Obviously the landmarks characterising F1 and F2 activate the vector memory for the correct return flight from the release site to the hive in most bees, although a different vector memory is active in the working memory. The potential to switch off the existing working memory and replace it with the one relevant for the particular location is different for the two locations and for the motivational states. F2, with its stronger landmarks features, has a higher potential than F1, which lacks any conspicuous landmarks. Furthermore, hive-and feeder-departing bees appear to have a stronger working memory than hive-arriving bees, as is evident from the finding that many of them vanished in the direction corresponding to the flight vector stored in their working memory. These results indicate that the four vector memories established in these bees can be activated and repressed by external and internal factors and, thus, appear as a flexible set of addressable memories.
When are novel routes travelled?
Cue-based piloting over longer distances rarely occurs in bees, probably because compass navigation dominates and because cue-based piloting requires a certain degree of generalisation of the picture memory adopted for the final goal location (Collett, 1996).
We have so far observed three conditions under which a bee selects a novel route: (1) when local cues are seen close up (in the range of less than 2 m) and from a viewpoint close to the usual final flight path when approaching the hive (Fig. 3A); (2) when celestial cues are not available and the release site is at an ‘impossible’ location, e.g. at the end of a pier looking out to sea (Fig. 3B); and (3) when celestial cues are not available and the horizon is unreliable owing to frequent and variable screening by deep clouds and fog (Fig. 3C). The latter situation occurred in a steep Alpine valley. These three cases reflect a rather basic orientation mechanism, namely navigation according to a cue at the goal which is visible from the distance. The novel routes travelled on the way to the goal, therefore, do not require more than a memory for extended landmarks close to the goal.
If novel routes were travelled over longer distances in the absence of goal cues, they might be indicative of integration mechanisms at the level of spatial memories. It is essential that these spatial memories are represented simultaneously in working memory.
In the experiment described in Fig. 2, two vector memories are established in long-term memory. A location which has some features resembling both feeding sites, F1 and F2, might have the potential to activate both inbound vector memories simultaneously. Release site R3, halfway between F1 and F2, turned out to be such a location (R. Menzel, J. Joerges and U. Müller, in preparation). Fig. 4 demonstrates that a novel flight route close to the vector R3⟶H is indeed chosen by HD bees. 41 % of the HD bees released in the morning at R3 and 40 % released in the afternoon flew towards the hive (vector 5 in Fig. 4), the remaining bees followed their original vector memory (vectors 2 and 4 in Fig. 4). Several controls support the conclusion that the distribution of vanishing bearings at R3 indeed indicates an integration of both vector memories. (1) Bees that foraged only at F1 or F2 either in the morning or the afternoon did not choose this direction at R3, but instead chose exclusively the one corresponding to their respective original vector memories.
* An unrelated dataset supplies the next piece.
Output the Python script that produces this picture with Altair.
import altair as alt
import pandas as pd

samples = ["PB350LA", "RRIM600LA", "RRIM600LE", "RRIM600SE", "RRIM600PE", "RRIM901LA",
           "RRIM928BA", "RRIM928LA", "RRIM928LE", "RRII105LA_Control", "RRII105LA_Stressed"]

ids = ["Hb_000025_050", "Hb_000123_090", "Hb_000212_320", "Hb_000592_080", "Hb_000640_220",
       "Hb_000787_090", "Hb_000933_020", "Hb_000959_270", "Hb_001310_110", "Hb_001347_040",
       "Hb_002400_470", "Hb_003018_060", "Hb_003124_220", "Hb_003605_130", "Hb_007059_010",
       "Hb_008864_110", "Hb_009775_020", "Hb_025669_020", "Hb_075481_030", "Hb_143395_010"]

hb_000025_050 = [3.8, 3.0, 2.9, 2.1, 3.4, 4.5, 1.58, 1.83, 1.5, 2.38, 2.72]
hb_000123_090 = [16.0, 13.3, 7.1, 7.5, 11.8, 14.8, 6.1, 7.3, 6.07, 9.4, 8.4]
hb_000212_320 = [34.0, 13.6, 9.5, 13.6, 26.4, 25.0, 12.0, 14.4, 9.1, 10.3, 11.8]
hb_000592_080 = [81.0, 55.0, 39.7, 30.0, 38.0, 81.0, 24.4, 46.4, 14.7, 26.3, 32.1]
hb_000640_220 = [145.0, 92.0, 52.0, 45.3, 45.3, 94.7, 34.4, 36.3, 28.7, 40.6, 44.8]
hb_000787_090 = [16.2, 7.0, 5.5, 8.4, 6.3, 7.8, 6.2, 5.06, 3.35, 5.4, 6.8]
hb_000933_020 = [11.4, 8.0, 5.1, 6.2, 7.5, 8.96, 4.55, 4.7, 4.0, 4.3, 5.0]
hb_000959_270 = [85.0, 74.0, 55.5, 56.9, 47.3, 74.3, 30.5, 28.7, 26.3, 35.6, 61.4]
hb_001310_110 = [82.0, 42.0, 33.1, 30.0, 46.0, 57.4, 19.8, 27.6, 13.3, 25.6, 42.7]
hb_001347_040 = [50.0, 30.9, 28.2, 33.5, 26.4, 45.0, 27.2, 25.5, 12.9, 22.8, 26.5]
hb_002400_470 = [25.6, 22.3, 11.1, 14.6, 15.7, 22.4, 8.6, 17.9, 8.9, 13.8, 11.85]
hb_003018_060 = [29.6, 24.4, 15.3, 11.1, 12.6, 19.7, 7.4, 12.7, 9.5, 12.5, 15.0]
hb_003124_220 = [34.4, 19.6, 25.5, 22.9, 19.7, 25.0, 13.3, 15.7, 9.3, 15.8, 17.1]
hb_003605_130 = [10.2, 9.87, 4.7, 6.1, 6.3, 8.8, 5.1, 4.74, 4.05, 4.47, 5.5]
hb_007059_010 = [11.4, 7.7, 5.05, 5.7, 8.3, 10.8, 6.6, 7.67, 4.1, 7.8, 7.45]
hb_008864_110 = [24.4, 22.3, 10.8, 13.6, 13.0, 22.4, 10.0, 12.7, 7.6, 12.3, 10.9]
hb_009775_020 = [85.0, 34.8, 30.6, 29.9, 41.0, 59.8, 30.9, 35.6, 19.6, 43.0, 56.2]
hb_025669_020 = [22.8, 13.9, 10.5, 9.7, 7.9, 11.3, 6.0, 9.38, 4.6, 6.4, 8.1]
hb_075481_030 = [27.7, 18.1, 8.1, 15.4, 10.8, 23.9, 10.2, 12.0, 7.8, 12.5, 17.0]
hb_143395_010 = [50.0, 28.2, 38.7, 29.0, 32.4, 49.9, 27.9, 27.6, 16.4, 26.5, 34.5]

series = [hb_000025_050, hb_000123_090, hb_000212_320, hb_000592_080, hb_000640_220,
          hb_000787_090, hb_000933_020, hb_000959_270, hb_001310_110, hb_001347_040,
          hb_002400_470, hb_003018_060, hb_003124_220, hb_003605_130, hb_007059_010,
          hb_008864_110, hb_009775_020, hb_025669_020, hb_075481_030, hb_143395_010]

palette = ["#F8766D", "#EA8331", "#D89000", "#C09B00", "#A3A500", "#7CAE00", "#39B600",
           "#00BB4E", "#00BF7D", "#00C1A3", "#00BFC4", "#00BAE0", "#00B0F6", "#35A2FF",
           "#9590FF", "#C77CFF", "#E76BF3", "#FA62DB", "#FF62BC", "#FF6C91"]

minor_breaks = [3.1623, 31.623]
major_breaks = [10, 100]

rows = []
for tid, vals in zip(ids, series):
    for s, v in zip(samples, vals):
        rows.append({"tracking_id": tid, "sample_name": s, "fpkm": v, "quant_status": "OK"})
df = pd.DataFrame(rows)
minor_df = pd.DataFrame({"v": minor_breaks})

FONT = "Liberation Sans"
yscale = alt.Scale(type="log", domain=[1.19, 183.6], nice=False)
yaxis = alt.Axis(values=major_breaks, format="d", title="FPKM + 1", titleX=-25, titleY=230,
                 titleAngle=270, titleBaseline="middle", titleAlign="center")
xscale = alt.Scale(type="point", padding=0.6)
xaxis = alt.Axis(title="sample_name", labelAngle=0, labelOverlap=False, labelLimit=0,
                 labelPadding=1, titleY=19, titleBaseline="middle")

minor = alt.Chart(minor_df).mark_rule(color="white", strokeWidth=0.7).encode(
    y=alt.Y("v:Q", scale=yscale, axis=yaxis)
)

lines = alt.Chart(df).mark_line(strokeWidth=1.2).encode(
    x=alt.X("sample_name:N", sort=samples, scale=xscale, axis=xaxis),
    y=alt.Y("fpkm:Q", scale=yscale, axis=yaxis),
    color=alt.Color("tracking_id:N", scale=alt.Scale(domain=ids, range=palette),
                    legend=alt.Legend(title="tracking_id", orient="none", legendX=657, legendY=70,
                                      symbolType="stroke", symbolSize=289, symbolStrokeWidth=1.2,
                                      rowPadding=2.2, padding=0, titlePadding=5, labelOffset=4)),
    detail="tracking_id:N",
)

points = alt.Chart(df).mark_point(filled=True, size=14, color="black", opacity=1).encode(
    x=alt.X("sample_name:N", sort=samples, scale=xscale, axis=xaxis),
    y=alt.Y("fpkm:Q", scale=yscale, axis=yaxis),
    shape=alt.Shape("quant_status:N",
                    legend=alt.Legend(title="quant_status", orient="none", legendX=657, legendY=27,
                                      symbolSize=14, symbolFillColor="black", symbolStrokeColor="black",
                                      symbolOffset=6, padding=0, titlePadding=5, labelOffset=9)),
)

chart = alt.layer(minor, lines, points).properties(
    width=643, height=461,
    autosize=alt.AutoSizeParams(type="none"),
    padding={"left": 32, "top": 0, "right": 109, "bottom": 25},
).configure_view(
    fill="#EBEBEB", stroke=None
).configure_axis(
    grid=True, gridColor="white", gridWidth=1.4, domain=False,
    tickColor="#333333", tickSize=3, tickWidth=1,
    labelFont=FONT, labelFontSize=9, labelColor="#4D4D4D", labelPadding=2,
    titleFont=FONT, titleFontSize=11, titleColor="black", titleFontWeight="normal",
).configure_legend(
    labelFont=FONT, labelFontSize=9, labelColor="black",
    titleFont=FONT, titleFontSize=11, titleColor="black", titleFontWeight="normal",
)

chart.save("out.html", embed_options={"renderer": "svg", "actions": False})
This result excludes the possibility that bees might have used local landmarks close to the hive, which might be visible from R3, to guide their flights directly towards the hive. (2) Bees that foraged at both F1 and F2 did not choose the R3⟶H direction when released at a site (R4) far away from the training site. They chose the directions corresponding to their originally activated respective vector memories. This result excludes the possibility that bees might simply switch on all inbound vector memories if they find themselves at an unknown location. (3) Feeder-departing bees (F1D and F2D) flew according to their respective working memories (F1 ⟶H or F2 ⟶H) and not directly towards the hive when released at R3 (not shown in Fig. 4). This result is to be expected because the working memory of feeder-departing bees is strong and rather resistant to changes caused by context-specific updating (see Fig. 2). Most importantly, HD bees released at R3 never flew directly towards F1 (in the morning) or F2 (in the afternoon) as one would expect them to do if they had retained their motivation and followed a map-like route. This result corroborates the findings reported above for release sites F1 and F2.
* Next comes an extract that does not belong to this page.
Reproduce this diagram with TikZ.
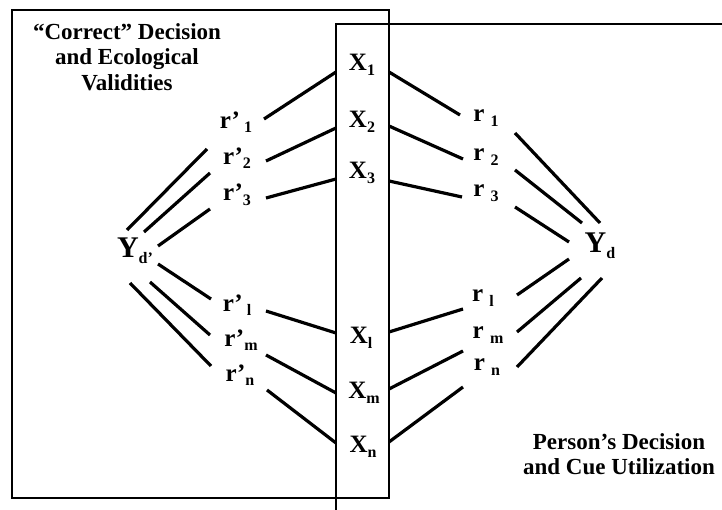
\documentclass[tikz,border=0pt]{standalone}
\usepackage{fontspec}
\setmainfont{Liberation Serif}
\newcommand\lsub[1]{\raisebox{-0.4ex}{\fontsize{16}{16}\selectfont #1}}
\begin{document}
\begin{tikzpicture}[x=1pt,y=-1pt,
  lbl/.style={font=\bfseries\fontsize{25}{29}\selectfont, inner sep=0pt},
  ylbl/.style={font=\bfseries\fontsize{30}{34}\selectfont, inner sep=0pt},
  caption/.style={font=\bfseries\fontsize{23}{25.5}\selectfont, align=center, inner sep=0pt},
  frame/.style={line width=1.2pt},
  link/.style={line width=3.2pt}]
\useasboundingbox (0,0) rectangle (722,510);

% the two overlapping frames
\draw[frame] (12,10) rectangle (389,498);
\draw[frame] (722,24) -- (336,24) -- (336,510);

% captions
\node[caption] (ecol) at (127,57) {“Correct” Decision\\and Ecological\\Validities};
\node[caption] (pers) at (619,454) {Person’s Decision\\and Cue Utilization};

% cues
\node[lbl] (x1) at (362,65) {X\lsub{1}};
\node[lbl] (x2) at (362,122) {X\lsub{2}};
\node[lbl] (x3) at (362,173) {X\lsub{3}};
\node[lbl] (xl) at (361,338) {X\lsub{l}};
\node[lbl] (xm) at (364,393) {X\lsub{m}};
\node[lbl] (xn) at (363,447) {X\lsub{n}};

% ecological validities
\node[lbl] (v1) at (236,122) {r’\,\lsub{1}};
\node[lbl] (v2) at (237,158) {r’\lsub{2}};
\node[lbl] (v3) at (237,195) {r’\lsub{3}};
\node[lbl] (vl) at (237,305) {r’\,\lsub{l}};
\node[lbl] (vm) at (241,340) {r’\lsub{m}};
\node[lbl] (vn) at (240,375) {r’\lsub{n}};

% cue utilizations
\node[lbl] (u1) at (486,118) {r \lsub{1}};
\node[lbl] (u2) at (486,157) {r \lsub{2}};
\node[lbl] (u3) at (486,193) {r \lsub{3}};
\node[lbl] (ul) at (483,298) {r \lsub{l}};
\node[lbl] (um) at (488,335) {r \lsub{m}};
\node[lbl] (un) at (487,367) {r \lsub{n}};

% criterion and judgment
\node[ylbl] (yc) at (135,251) {Y\lsub{d’}};
\node[ylbl] (yj) at (600,246) {Y\lsub{d}};

% line end points
\coordinate (x1w) at (336,72);  \coordinate (x1e) at (389,72);
\coordinate (x2w) at (336,128); \coordinate (x2e) at (389,126);
\coordinate (x3w) at (336,179); \coordinate (x3e) at (389,181);
\coordinate (xlw) at (336,333); \coordinate (xle) at (389,332);
\coordinate (xmw) at (336,393); \coordinate (xme) at (389,389);
\coordinate (xnw) at (336,443); \coordinate (xne) at (389,442);

\coordinate (v1e) at (264,119); \coordinate (v2e) at (266,161);
\coordinate (v3e) at (266,198); \coordinate (vle) at (266,311);
\coordinate (vme) at (266,355); \coordinate (vne) at (267,390);

\coordinate (u1w) at (460,115); \coordinate (u2w) at (463,159);
\coordinate (u3w) at (462,197); \coordinate (ulw) at (463,309);
\coordinate (umw) at (463,351); \coordinate (unw) at (463,387);

% cue links, left side
\draw[link] (v1e) -- (x1w);
\draw[link] (v2e) -- (x2w);
\draw[link] (v3e) -- (x3w);
\draw[link] (vle) -- (xlw);
\draw[link] (vme) -- (xmw);
\draw[link] (vne) -- (xnw);

% cue links, right side
\draw[link] (x1e) -- (u1w);
\draw[link] (x2e) -- (u2w);
\draw[link] (x3e) -- (u3w);
\draw[link] (xle) -- (ulw);
\draw[link] (xme) -- (umw);
\draw[link] (xne) -- (unw);

% fan from the criterion
\coordinate (ca1) at (127,230); \coordinate (cb1) at (207,149);
\coordinate (ca2) at (144,232); \coordinate (cb2) at (210,173);
\coordinate (ca3) at (158,246); \coordinate (cb3) at (210,209);
\coordinate (ca4) at (158,264); \coordinate (cb4) at (211,299);
\coordinate (ca5) at (150,282); \coordinate (cb5) at (210,335);
\coordinate (ca6) at (130,283); \coordinate (cb6) at (211,366);
\foreach \i in {1,...,6} \draw[link] (ca\i) -- (cb\i);

% fan from the judgment
\coordinate (ja1) at (600,223); \coordinate (jb1) at (515,133);
\coordinate (ja2) at (582,223); \coordinate (jb2) at (515,170);
\coordinate (ja3) at (569,242); \coordinate (jb3) at (515,207);
\coordinate (ja4) at (569,259); \coordinate (jb4) at (517,295);
\coordinate (ja5) at (581,278); \coordinate (jb5) at (517,332);
\coordinate (ja6) at (602,278); \coordinate (jb6) at (517,367);
\foreach \i in {1,...,6} \draw[link] (ja\i) -- (jb\i);
\end{tikzpicture}
\end{document}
Integration of two remote vector memories when simultaneously activated in working memory can be interpreted on two levels of complexity: (1) as an extension of the dead-reckoning process which guides the bee automatically on a small scale, or (2) as an indication of relating egocentric vectors to learned landmarks and, by doing so, fixing vector information to geostable features with the potential to construct a vector map. Since context-specific expectations and memory retrieval have been demonstrated in our experiments, the latter interpretation appears more suitable.
Conclusion
Middle-scale navigation between multiple, highly unpredictable food sources and a central place relies on many forms of learning which lead to multiple sets of memories (Menzel, 1990). But how are these memories related and used in navigation? The behaviourist view would be that separate memories are linked when retrieved by the chain of events as associated during initial learning. The cognitive view would be that separate memories are configured on the basis of common contextual stimuli. Activation of a configured memory would make the navigational process rather robust to disturbance, would lead to expectations about later stages and would integrate conflicting information so that novel behaviours result. Such innovative and novel behaviours would also be more economical than the sequential activation of chain associations. As the history of the debate between cognitive and behaviourist psychologists shows, there is no simple way of distinguishing between these two levels of interpretation. Since goal-specific expectations exist in bee navigation, and because bees indeed travel on novel routes resulting from integration of information acquired from simultaneously activated vector memories, a cognitive interpretation might be more adequate than a behaviourist one. However, none of the experiments reported here indicates that bees operate on the level of abstraction required by the cognitive map hypothesis. Although an integration of memories appears to take place, the generation of novel information from the configured memories is rather basic.